Potensi besar yang dimiliki manusia, selain kecerdasan intelektual dan kecerdasan emosi adalah kecerdasan spiritual.
Danah Zohar (Harvard University) dan Ian Marshall (Oxford University) mendefinisikan kecerdasan spiritual (Spiritual Quotient ) sebagai kecerdasan untuk menghadapi persoalan makna atau value, yaitu kecerdasan untuk menempatkan perilaku dan hidup kita dalam konteks makna yang lebih luas, kaya dan mendalam; kecerdasan untuk menilai bahwa tindakan atau jalan hidup seseorang lebih bermakna dibandingkan dengan yang lain.
SQ menjadi landasan yang diperlukan untuk memfungsikan dan mensinergikan IQ dan EQ secara integral, efektif dan menyeluruh. Melalui SQ, pemikiran, perilaku dan perihidup manusia diberi makna dan bermuatan makna spiritual.
Kecerdasan spiritual (Spiritual Quotient ) menyadarkan kita akan tujuan hidup dan pemaknaan kehidupan yang kita jalani. Bahwa hidup memiliki arah dan tujuan hidup, bahwa setiap kehidupan memiliki pemaknaan yang tidak sekedar makna-makna bersifat duniawi.
Spiritual Quetient (kecerdasan spiritual) memformulasi dirinya melalui value yang terbit lewat suara hati. Secara halus dan subtil, ia menempati ruang di relung hati manusia. Dan suara hati melintasi waktu, tempat, ras, suku bangsa dan agama. Kecerdasan spiritual melintasi batas agama (religion). Meski demikian, pemaknaan yang mendalam dan lurus terhadap agama yang dianut akan menjadi landasan yang kuat bagi tumbuh dan berkembangnya suara hati dalam diri manusia.
Antara Kecerdasan Intelektual, Kecerdasan Emosi dan Kecerdasan Spiritual
Daniel Goleman, seorang pakar kecerdasan emosi (Emotional Quotient) berpendapat bahwa peningkatan kualitas kecerdasan emosi sangat berbeda dengan kecerdasan intelektual (IQ). Jika kemampuan murni kognitif (IQ) relatif tidak berubah, maka kecakapan emosi dapat dipelajari dan ditingkatkan secara signifikan. Dengan motivasi dan usaha yang benar, kita dapat mempelajari dan menguasai kecakapan emosi tersebut.
Kecerdasan emosi ini dapat meningkat, dan dapat terus ditingkatkan sepanjang kita hidup.

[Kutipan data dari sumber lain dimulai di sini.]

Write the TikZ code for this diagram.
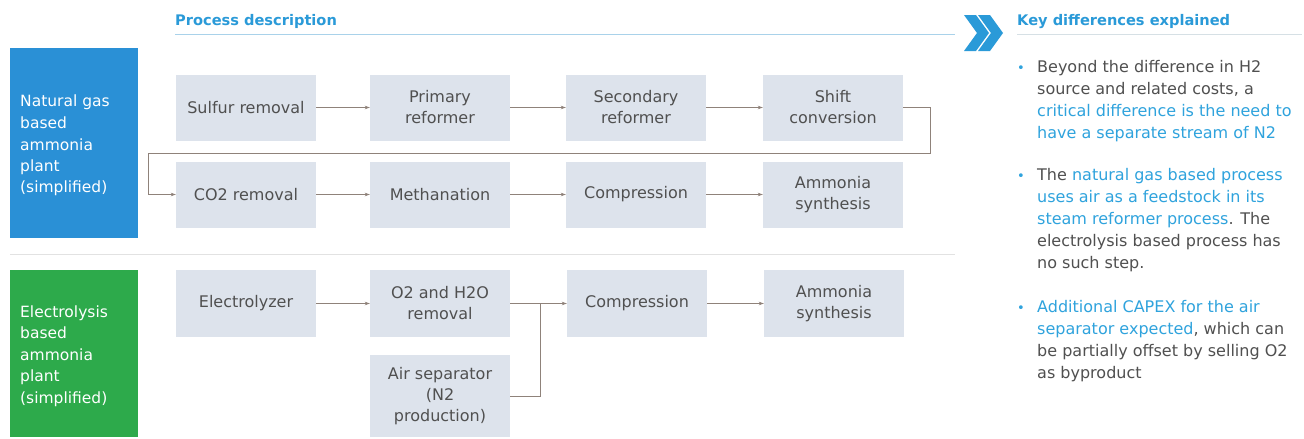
\documentclass[tikz,border=0pt]{standalone}
\usepackage{fontspec}
\setmainfont{DejaVu Sans}
\usetikzlibrary{arrows.meta}
\definecolor{ngblue}{HTML}{2A90D6}
\definecolor{elgreen}{HTML}{2DAA4B}
\definecolor{boxgray}{HTML}{DDE3EC}
\definecolor{txtgray}{HTML}{505050}
\definecolor{hblue}{HTML}{2A9AD8}
\definecolor{hiblue}{HTML}{2FA3DD}
\definecolor{linec}{HTML}{8F827A}
\definecolor{rulec}{HTML}{A9D2EA}
\definecolor{sepc}{HTML}{E2E2E2}
\begin{document}
\begin{tikzpicture}[x=1pt,y=-1pt,
  proc/.style={fill=boxgray, draw=none, minimum width=140pt, minimum height=66pt,
    text=txtgray, align=center, inner sep=0pt,
    font=\fontsize{16}{21}\selectfont},
  flow/.style={draw=linec, line width=0.7pt, -{Stealth[length=5pt,width=3.5pt]}},
  link/.style={draw=linec, line width=0.7pt},
  side/.style={anchor=base west, text=white, inner sep=0pt,
    font=\fontsize{15.5}{18}\selectfont},
  head/.style={anchor=base west, text=hblue, inner sep=0pt,
    font=\fontsize{14.6}{16}\selectfont\bfseries},
  note/.style={anchor=base west, text=txtgray, inner sep=0pt,
    font=\fontsize{16}{18}\selectfont},
  dot/.style={anchor=base west, text=hiblue, inner sep=0pt,
    font=\fontsize{13}{16}\selectfont}]
\useasboundingbox (0,0) rectangle (1304,439);
\fill[white] (0,0) rectangle (1304,439);

% headers
\node[head] (h1) at (175,25) {Process description};
\draw[rulec, line width=1pt] (175,34) -- (955,34);
\node[head] (h2) at (1017,25) {Key differences explained};
\draw[rulec!60!gray!40, line width=0.8pt] (1017,34) -- (1302,34);
% chevrons
\fill[hblue] (964,15) -- (976,15) -- (989,33) -- (976,51) -- (964,51) -- (977,33) -- cycle;
\fill[hblue] (978,15) -- (990,15) -- (1003,33) -- (990,51) -- (978,51) -- (991,33) -- cycle;

% separator
\draw[sepc, line width=1pt] (10,254) -- (955,254);

% side boxes
\fill[ngblue] (10,48) rectangle (138,238);
\node[side] (s1) at (20,106) {Natural gas};
\node[side] (s2) at (20,128) {based};
\node[side] (s3) at (20,150) {ammonia};
\node[side] (s4) at (20,171) {plant};
\node[side] (s5) at (20,192) {(simplified)};
\fill[elgreen] (10,270) rectangle (138,437);
\node[side] (g1) at (20,317) {Electrolysis};
\node[side] (g2) at (20,338) {based};
\node[side] (g3) at (20,360) {ammonia};
\node[side] (g4) at (20,381) {plant};
\node[side] (g5) at (20,403) {(simplified)};

% natural gas process
\node[proc] (sulf) at (246,107.5) {Sulfur removal};
\node[proc] (prim) at (440,107.5) {Primary\\reformer};
\node[proc] (sec)  at (636,107.5) {Secondary\\reformer};
\node[proc] (shift) at (833,107.5) {Shift\\conversion};
\node[proc] (co2)  at (246,194.5) {CO2 removal};
\node[proc] (meth) at (440,194.5) {Methanation};
\node[proc] (comp1) at (636,194.5) {Compression};
\node[proc] (amm1) at (833,194.5) {Ammonia\\synthesis};

\draw[flow] (sulf) -- (prim);
\draw[flow] (prim) -- (sec);
\draw[flow] (sec) -- (shift);
\coordinate (t1) at (930,153);
\coordinate (t2) at (148,153);
\draw[flow] (shift.east) -| (t1) -- (t2) |- (co2.west);
\draw[flow] (co2) -- (meth);
\draw[flow] (meth) -- (comp1);
\draw[flow] (comp1) -- (amm1);

% electrolysis process
\node[proc, minimum height=67pt] (elec) at (246,303.5) {Electrolyzer};
\node[proc, minimum height=67pt] (o2) at (440,303.5) {O2 and H2O\\removal};
\node[proc, minimum height=67pt] (comp2) at (637,303.5) {Compression};
\node[proc, minimum height=67pt] (amm2) at (834,303.5) {Ammonia\\synthesis};
\node[proc, minimum height=82pt] (air) at (440,396) {Air separator\\(N2\\production)};

\draw[flow] (elec) -- (o2);
\coordinate (m) at (540,303.5);
\draw[link] (o2.east) -- (m);
\draw[link] (air.east) -| (m);
\draw[flow] (m) -- (comp2.west);
\draw[flow] (comp2) -- (amm2);

% key differences text
\node[dot] (b1) at (1017,72) {•};
\node[note] (l1) at (1037,72) {Beyond the difference in H2};
\node[note] (l2) at (1037,94) {source and related costs, a};
\node[note, text=hiblue] (l3) at (1037,116) {critical difference is the need to};
\node[note, text=hiblue] (l4) at (1037,138) {have a separate stream of N2};
\node[dot] (b2) at (1017,180) {•};
\node[note] (l5) at (1037,180) {The \textcolor{hiblue}{natural gas based process}};
\node[note, text=hiblue] (l6) at (1037,202) {uses air as a feedstock in its};
\node[note] (l7) at (1037,224) {\textcolor{hiblue}{steam reformer process}. The};
\node[note] (l8) at (1037,246) {electrolysis based process has};
\node[note] (l9) at (1037,268) {no such step.};
\node[dot] (b3) at (1017,312) {•};
\node[note, text=hiblue] (l10) at (1037,312) {Additional CAPEX for the air};
\node[note] (l11) at (1037,334) {\textcolor{hiblue}{separator expected}, which can};
\node[note] (l12) at (1037,356) {be partially offset by selling O2};
\node[note] (l13) at (1037,378) {as byproduct};
\end{tikzpicture}
\end{document}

Lalu, antara IQ dan EQ, lebih penting mana? Dari sudut pandang saya, saya memilih EQ dulu baru IQ. Secara kondisi normal saja, saya lebih suka berdiskusi dengan orang yang memiliki empati baik, simpati, pribadi yang hangat, bisa memahami dan mau mendengarkan perkataan orang lain, daripada ia yang memiliki kecerdasan di atas rata-rata namun miskin simpati, empati, pribadi yang dingin dan tidak mau memahami/mendengarkan perkataan orang lain. (Sobat sendiri mungkin punya pandangan lain? Silahkan berkomentar).
Namun demikian, pernahkah Anda mengalami hal demikian.
Suatu saat dalam hidup Anda, Anda dipertemukan dengan seseorang yang memiliki kecerdasan emosi yang baik. Orangnya simpatik, bisa berempati, pribadi yang hangat, mampu memahami orang lain, dan jika berdiskusi, terkesan memahami masalah kita dan mau mendengarkan segala permasalahan kita dengan sungguh-sungguh. Hingga suatu saat, ketika kita benar-benar percaya, ternyata akhirnya kepercayaan kita itu disalahgunakan olehnya?
Salah seorang sahabat saya, pernah mengalami hal demikian. Dan tidak dapat terkatakan betapa dalam rasa kecewanya.
Ini hanya contoh nyata yang bagitu "sederhana" saja, untuk mengatakan bahwa ternyata, kecerdasan emosi (EQ) saja belumlah cukup. Bagaimana kecerdasan emosi bisa disetir untuk hal-hal yang tidak menguntungkan sesama. Pada akhirnya, kita masih membutuhkan satu kecerdasan lagi, kecerdasan tertinggi kita, yaitu kecerdasan spiritual. Kecerdasan yang menjadi pedoman, arah, dan tujuan untuk apa dan bagaimana kita menjalani kehidupan ini. Agar prestasi duniawi yang kita capai, semakin bermakna dan tidak kehilangan arah. Karena selalu diarahkan oleh sang suara hati.